As we drove up the hill and entered Vila Canoas, I remembered thinking that the favelados must wake up to stunning views of Rio's mountains and beaches. We parked just inside, and stepped out. The hodgepodge homes crowded on top of each other. Even with this slap-together construction, some balconies had plants and many walls were painted in cheery colours. Though running water, electricity and garbage collection were touch and go, the streetscapes and people that wandered about were by no means dull or joyless.
A young boy, about 16, stood nearby, sucking on an orange ice-stick. He looked typically Brazilian, with bronzed skin and flecks of light in his curly hair. I asked him if I could take a photo, and he replied, "No, I'm working" (this was translated for me in Portuguese by a nearby key maker) "Oh, come on", I tried again, "you're just hanging about having an ice cream..." That's when Flavio whisked me off my feet and into the jeep. "I said not to talk to anyone! Did you see what he's holding? It's a hand grenade. He's is working, as a border guard, and see that other fellow on top of that roof with a walkie-talkie, he's the hawk, reporting your conversation..." Flavio drove away speedily to another part of the favela.

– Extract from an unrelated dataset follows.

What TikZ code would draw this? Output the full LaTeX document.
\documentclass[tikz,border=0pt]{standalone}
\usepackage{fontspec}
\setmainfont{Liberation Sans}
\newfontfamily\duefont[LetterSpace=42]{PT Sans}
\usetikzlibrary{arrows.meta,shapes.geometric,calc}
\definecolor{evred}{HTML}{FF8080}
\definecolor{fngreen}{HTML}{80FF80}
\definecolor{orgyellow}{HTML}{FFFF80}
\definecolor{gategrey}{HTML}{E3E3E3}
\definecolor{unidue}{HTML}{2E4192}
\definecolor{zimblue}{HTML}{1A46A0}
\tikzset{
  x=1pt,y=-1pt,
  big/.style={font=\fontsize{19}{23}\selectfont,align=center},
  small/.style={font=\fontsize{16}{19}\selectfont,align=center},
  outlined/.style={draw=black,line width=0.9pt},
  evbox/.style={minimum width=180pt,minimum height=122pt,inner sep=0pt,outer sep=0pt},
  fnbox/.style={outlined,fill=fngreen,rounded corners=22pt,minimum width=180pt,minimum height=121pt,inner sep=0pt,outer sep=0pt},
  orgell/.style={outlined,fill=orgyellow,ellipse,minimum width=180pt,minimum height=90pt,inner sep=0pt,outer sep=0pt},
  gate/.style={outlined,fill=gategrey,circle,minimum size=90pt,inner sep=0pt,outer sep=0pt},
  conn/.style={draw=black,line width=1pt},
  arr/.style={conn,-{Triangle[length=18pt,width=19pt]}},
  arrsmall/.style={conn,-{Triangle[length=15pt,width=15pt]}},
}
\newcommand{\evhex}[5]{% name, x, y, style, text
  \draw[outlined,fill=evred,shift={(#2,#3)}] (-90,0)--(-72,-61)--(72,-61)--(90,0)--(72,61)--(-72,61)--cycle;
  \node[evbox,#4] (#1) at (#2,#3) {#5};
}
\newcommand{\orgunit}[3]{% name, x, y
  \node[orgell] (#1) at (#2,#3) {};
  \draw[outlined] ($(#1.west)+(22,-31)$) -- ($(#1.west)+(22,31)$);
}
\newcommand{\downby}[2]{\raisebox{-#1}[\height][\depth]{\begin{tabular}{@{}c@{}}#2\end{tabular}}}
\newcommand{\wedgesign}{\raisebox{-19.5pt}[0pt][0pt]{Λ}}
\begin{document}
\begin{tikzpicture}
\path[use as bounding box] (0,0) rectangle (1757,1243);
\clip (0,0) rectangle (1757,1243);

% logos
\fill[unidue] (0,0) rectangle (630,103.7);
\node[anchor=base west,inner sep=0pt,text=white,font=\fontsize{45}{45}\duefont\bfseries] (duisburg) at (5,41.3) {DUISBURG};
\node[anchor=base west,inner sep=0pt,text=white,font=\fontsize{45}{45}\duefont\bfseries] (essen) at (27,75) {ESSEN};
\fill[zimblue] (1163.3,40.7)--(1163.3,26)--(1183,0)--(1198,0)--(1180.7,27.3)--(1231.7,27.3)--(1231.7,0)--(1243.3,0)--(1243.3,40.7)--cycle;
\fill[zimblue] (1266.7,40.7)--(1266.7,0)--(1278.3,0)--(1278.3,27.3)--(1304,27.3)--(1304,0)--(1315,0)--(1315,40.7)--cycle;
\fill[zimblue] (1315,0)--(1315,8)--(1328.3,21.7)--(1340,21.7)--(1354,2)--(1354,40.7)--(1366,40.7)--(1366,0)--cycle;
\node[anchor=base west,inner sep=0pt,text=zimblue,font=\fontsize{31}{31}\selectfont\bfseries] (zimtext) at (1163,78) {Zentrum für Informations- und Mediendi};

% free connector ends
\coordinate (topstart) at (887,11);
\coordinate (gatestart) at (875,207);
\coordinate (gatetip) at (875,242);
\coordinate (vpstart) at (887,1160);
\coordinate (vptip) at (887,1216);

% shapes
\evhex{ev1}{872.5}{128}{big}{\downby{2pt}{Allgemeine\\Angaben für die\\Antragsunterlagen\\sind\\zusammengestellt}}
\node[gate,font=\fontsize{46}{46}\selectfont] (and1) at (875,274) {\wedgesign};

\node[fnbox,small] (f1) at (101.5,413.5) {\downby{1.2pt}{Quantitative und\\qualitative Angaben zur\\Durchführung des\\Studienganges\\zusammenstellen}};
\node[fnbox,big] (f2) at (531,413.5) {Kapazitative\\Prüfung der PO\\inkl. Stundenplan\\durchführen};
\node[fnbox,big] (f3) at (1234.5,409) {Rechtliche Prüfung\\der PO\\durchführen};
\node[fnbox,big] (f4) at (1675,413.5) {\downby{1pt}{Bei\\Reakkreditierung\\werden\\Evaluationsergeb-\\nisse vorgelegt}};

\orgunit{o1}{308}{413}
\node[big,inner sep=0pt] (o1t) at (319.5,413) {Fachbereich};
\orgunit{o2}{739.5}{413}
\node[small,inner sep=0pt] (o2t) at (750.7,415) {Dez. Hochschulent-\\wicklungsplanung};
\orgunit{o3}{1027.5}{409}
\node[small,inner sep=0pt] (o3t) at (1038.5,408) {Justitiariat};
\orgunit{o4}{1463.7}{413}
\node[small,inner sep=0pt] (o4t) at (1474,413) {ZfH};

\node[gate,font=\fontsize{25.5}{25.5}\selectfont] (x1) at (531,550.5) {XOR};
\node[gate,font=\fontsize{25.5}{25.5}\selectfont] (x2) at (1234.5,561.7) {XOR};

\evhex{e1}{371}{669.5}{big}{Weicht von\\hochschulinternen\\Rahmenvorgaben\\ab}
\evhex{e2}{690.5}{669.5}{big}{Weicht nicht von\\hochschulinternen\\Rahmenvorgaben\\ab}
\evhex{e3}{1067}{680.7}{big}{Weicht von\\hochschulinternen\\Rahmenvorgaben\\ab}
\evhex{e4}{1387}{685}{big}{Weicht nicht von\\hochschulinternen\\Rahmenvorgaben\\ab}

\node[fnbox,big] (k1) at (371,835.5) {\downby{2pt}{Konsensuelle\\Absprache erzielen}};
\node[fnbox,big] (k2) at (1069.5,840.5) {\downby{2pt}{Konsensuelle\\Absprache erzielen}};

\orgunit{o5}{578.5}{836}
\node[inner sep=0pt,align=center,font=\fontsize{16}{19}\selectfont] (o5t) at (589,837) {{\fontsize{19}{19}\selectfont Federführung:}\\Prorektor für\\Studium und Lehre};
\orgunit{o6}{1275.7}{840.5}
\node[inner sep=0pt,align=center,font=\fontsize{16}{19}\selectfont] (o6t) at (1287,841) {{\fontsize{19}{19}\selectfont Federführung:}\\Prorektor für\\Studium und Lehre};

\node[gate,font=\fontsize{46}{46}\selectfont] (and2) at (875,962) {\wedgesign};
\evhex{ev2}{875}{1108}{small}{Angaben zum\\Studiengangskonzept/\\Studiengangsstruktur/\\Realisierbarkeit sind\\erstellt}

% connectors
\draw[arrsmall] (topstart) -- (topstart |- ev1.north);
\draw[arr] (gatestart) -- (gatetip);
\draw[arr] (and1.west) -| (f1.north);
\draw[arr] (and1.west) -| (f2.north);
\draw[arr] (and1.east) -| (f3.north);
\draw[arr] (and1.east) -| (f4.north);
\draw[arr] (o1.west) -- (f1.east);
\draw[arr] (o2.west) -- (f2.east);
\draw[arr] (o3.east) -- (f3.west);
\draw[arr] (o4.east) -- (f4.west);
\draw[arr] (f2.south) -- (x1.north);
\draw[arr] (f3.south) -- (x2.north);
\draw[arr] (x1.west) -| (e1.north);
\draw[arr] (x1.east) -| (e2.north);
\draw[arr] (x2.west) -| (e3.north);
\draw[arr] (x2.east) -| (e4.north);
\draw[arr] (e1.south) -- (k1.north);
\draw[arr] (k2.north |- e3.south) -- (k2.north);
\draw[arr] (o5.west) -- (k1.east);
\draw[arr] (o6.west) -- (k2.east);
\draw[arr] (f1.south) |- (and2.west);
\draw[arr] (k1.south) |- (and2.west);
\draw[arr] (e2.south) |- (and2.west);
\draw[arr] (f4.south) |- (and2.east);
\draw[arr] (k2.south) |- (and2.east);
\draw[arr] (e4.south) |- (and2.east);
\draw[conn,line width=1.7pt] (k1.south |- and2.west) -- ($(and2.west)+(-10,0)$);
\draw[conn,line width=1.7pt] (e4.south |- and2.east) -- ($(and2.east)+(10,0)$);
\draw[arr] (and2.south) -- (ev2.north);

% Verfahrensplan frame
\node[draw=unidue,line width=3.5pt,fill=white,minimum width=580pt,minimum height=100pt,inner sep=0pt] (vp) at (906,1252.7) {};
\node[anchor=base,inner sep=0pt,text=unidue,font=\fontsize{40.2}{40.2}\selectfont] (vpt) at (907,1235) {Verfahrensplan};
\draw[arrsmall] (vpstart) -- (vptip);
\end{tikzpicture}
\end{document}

Other than this brush, favela life buzzed about normally in its crowded shops, churches, cyber-cafes and salsa schools prepared for the Carnival. As we stood on a terrace, watching the ant-farm movements, Flavio explained that young children under 18 are often commissioned for crime and violence as it does not go on their records. "They are desperate and unafraid of an early grave if it comes with early money. You too have slums in India like our favelas. Why is it that there is hardly any violence compared to ours?"

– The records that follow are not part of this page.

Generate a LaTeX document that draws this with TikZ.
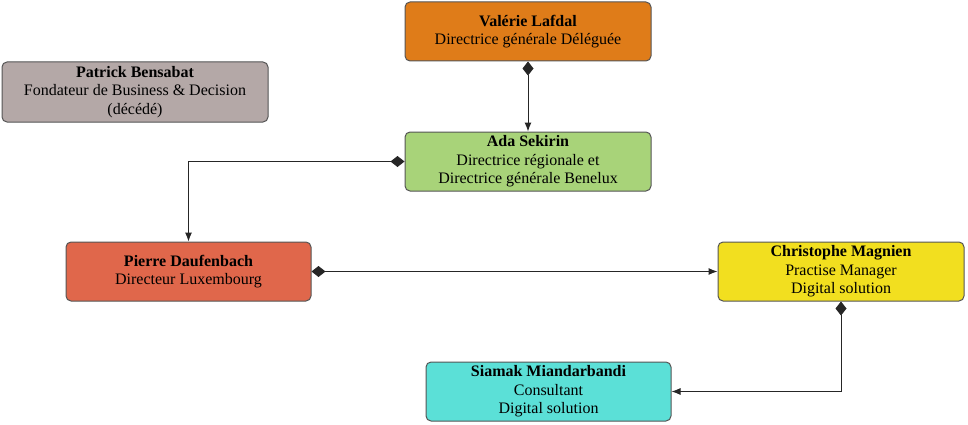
\documentclass[tikz,border=0pt]{standalone}
\usepackage{fontspec}
\setmainfont{Liberation Serif}
\usetikzlibrary{arrows.meta}
\definecolor{cOrange}{HTML}{DF7C19}
\definecolor{cGray}{HTML}{B4A8A7}
\definecolor{cGreen}{HTML}{A8D379}
\definecolor{cRed}{HTML}{E0674B}
\definecolor{cYellow}{HTML}{F2DF1F}
\definecolor{cCyan}{HTML}{5BE0D7}
\definecolor{cBorder}{HTML}{555555}
\tikzset{
  person/.style={draw=cBorder, line width=1pt, rounded corners=5pt, minimum width=246pt, minimum height=59pt, align=center, inner sep=0pt, font=\fontsize{16}{18.5}\selectfont},
  link/.style={draw=black!85, line width=1pt, {Diamond[length=14pt,width=11pt]}-{Latex[length=9pt,width=7pt]}}
}
\begin{document}
\begin{tikzpicture}[x=1pt,y=-1pt]
\useasboundingbox (0,0) rectangle (968,425);
\node[person, fill=cOrange] (val) at (528,31.5) {\textbf{Valérie Lafdal}\\Directrice générale Déléguée};
\node[person, fill=cGray, minimum width=266pt, minimum height=60pt] (pat) at (135,92) {\textbf{Patrick Bensabat}\\Fondateur de Business \& Decision\\(décédé)};
\node[person, fill=cGreen] (ada) at (528,161.5) {\textbf{Ada Sekirin}\\Directrice régionale et\\Directrice générale Benelux};
\node[person, fill=cRed, minimum width=245pt] (pie) at (188.5,271.5) {\textbf{Pierre Daufenbach}\\Directeur Luxembourg};
\node[person, fill=cYellow] (chr) at (841,271.5) {\textbf{Christophe Magnien}\\Practise Manager\\Digital solution};
\node[person, fill=cCyan, minimum width=245pt] (sia) at (548.5,391.5) {\textbf{Siamak Miandarbandi}\\Consultant\\Digital solution};
\draw[link] (val.south) -- (ada.north);
\draw[link] (ada.west) -| (pie.north);
\draw[link] (pie.east) -- (chr.west);
\draw[link] (chr.south) |- (sia.east);
\end{tikzpicture}
\end{document}
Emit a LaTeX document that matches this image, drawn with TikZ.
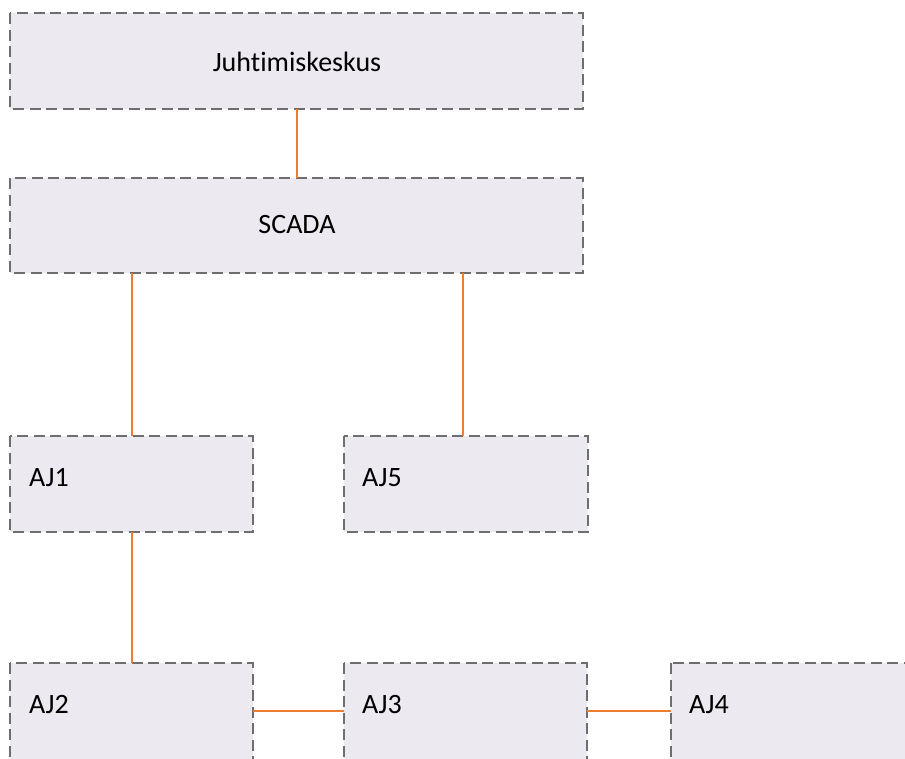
\documentclass[tikz,border=0pt]{standalone}
\usepackage{fontspec}
\setmainfont{Carlito}[Ligatures={NoCommon,NoContextual}]
\definecolor{boxfill}{HTML}{ECE9F1}
\definecolor{boxline}{HTML}{6E6E6E}
\definecolor{link}{HTML}{ED7D31}
\begin{document}
\begin{tikzpicture}[x=1pt,y=-1pt,
  unit/.style={draw=boxline, fill=boxfill, line width=2pt, dash pattern=on 11pt off 5.5pt},
  lbl/.style={font=\fontsize{28}{33}\selectfont, anchor=base west, inner sep=0pt},
  clbl/.style={font=\fontsize{28}{33}\selectfont, anchor=base, inner sep=0pt},
  wire/.style={draw=link, line width=2pt}]
\useasboundingbox (0,0) rectangle (905,758);
\path[unit] (10,13) rectangle (583,109);
\node[clbl] (jk) at (297,71.5) {Juhtimiskeskus};
\path[unit] (10,178) rectangle (583,273);
\node[clbl] (sc) at (297,233) {SCADA};
\path[unit] (10,436) rectangle (253,532);
\node[lbl] (aj1) at (29,486.5) {AJ1};
\path[unit] (344,436) rectangle (588,532);
\node[lbl] (aj5) at (362,486.5) {AJ5};
\path[unit] (10,663) rectangle (253,775);
\node[lbl] (aj2) at (29,713) {AJ2};
\path[unit] (344,663) rectangle (587,775);
\node[lbl] (aj3) at (362,713) {AJ3};
\path[unit] (671,663) rectangle (920,775);
\node[lbl] (aj4) at (689,713) {AJ4};
\coordinate (jkb) at (297,109);
\coordinate (sct) at (297,178);
\coordinate (scb1) at (132,273);
\coordinate (aj1t) at (132,436);
\coordinate (scb5) at (463,273);
\coordinate (aj5t) at (463,436);
\coordinate (aj1b) at (132,532);
\coordinate (aj2t) at (132,663);
\coordinate (aj2r) at (253,711);
\coordinate (aj3l) at (344,711);
\coordinate (aj3r) at (587,711);
\coordinate (aj4l) at (671,711);
\draw[wire] (jkb) -- (sct);
\draw[wire] (scb1) -- (aj1t);
\draw[wire] (scb5) -- (aj5t);
\draw[wire] (aj1b) -- (aj2t);
\draw[wire] (aj2r) -- (aj3l);
\draw[wire] (aj3r) -- (aj4l);
\end{tikzpicture}
\end{document}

Alexandria township, Johannesburg, SA
Visiting Alexandria (Alex), an enormous township in Johannesburg couldn't be more different from the posh neighbourhoods nearby. All manner of life tumbled out into the streets, where people hung about, ate and worked. Groups of children posed happily for my camera, giggling. Rows of tented hair salons were packed with hairdressers braiding perfect corn-rows. Mini busses hooted for custom, music blared in the shabeens, and people lined up outside phone booths.

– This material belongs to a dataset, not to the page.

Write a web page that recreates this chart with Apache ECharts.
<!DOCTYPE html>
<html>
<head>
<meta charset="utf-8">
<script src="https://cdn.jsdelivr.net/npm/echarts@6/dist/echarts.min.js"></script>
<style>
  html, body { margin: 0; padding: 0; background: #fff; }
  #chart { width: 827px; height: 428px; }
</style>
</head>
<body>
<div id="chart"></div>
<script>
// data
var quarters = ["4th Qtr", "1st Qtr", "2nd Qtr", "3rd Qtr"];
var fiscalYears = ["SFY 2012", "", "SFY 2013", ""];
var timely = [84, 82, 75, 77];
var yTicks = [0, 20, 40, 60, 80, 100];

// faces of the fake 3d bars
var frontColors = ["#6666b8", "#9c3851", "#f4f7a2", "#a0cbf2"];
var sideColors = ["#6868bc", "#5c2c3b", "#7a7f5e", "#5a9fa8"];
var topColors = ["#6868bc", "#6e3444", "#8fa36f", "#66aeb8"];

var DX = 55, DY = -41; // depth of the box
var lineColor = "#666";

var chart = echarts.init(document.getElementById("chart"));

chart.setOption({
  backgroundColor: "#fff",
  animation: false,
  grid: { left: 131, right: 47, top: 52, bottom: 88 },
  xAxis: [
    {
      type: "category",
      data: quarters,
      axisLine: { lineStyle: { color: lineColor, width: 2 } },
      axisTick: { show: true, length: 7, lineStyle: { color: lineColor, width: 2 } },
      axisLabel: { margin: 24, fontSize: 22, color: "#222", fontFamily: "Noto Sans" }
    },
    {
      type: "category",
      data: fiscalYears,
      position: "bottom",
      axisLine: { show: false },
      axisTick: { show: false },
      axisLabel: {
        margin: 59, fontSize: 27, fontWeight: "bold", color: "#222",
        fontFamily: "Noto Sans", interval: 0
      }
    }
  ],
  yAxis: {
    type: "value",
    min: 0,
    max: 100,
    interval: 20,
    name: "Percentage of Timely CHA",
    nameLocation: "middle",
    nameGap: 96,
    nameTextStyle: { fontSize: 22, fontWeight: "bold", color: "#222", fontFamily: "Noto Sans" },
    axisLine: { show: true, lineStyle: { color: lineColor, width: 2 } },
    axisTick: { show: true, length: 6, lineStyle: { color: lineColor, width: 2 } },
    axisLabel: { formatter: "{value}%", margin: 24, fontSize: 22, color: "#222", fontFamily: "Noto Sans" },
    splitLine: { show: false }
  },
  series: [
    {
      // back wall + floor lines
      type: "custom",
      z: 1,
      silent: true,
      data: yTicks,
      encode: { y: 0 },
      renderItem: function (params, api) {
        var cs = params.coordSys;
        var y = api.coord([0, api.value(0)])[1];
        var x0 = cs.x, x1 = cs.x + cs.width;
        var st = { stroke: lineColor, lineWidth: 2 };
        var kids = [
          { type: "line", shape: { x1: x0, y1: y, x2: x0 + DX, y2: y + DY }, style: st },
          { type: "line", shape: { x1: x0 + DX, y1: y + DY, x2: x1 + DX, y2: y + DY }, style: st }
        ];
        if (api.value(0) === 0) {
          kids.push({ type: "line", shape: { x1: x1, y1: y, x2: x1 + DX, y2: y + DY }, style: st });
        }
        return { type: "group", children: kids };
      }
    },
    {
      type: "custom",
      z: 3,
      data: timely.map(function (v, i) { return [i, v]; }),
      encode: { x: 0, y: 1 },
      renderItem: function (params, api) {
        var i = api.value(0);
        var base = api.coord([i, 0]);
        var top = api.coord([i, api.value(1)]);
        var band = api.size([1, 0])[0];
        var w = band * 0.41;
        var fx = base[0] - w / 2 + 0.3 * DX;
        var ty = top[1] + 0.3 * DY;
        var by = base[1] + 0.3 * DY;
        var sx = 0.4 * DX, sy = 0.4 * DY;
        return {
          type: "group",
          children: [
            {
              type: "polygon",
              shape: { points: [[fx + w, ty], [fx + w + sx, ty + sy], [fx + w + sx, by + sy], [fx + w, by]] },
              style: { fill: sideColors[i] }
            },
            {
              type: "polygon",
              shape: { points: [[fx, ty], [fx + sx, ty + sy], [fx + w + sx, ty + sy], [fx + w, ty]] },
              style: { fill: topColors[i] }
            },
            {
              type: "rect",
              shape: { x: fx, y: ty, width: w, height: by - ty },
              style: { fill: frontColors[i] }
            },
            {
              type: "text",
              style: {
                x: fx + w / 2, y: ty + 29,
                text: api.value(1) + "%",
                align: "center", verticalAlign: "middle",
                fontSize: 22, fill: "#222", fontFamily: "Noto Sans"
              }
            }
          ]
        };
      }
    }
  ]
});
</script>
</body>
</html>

Some of the poorer areas had metal sheet roofs and tarpaulin roofs. There was no denying that the overcrowding, lack of water and sanitation were dire. Unemployment has recently led to a spate of xenophobic attacks against refugees from neighbouring countries, yet, freedom and empowerment have been intoxicating, bringing new hope to the poor of the "Rainbow Nation".
Rakhera, New Delhi
Little children followed us as we walked in Rakhera's narrow lanes. Multiple-family dwellings and clutches of rooms, one-or two stories high, were painted bright blue in places.
With no room for stairs, there were ladders everywhere, leading to higher levels. Many doors were open, Hindi songs wafted out and the odour from open sewers went in. Women rolled and dried papars in the sun, knitted, and cooked. Electronics repairs, leather tanning, and quilting enterprises abounded. Though I felt gutted by the unhygienic and grim conditions, a part of me was uplifted. These were hard working people, with a strong desire to improve their lot and a fierce will to survive. They enjoy neighbourly support and comradeship that is getting increasingly rare in other societies.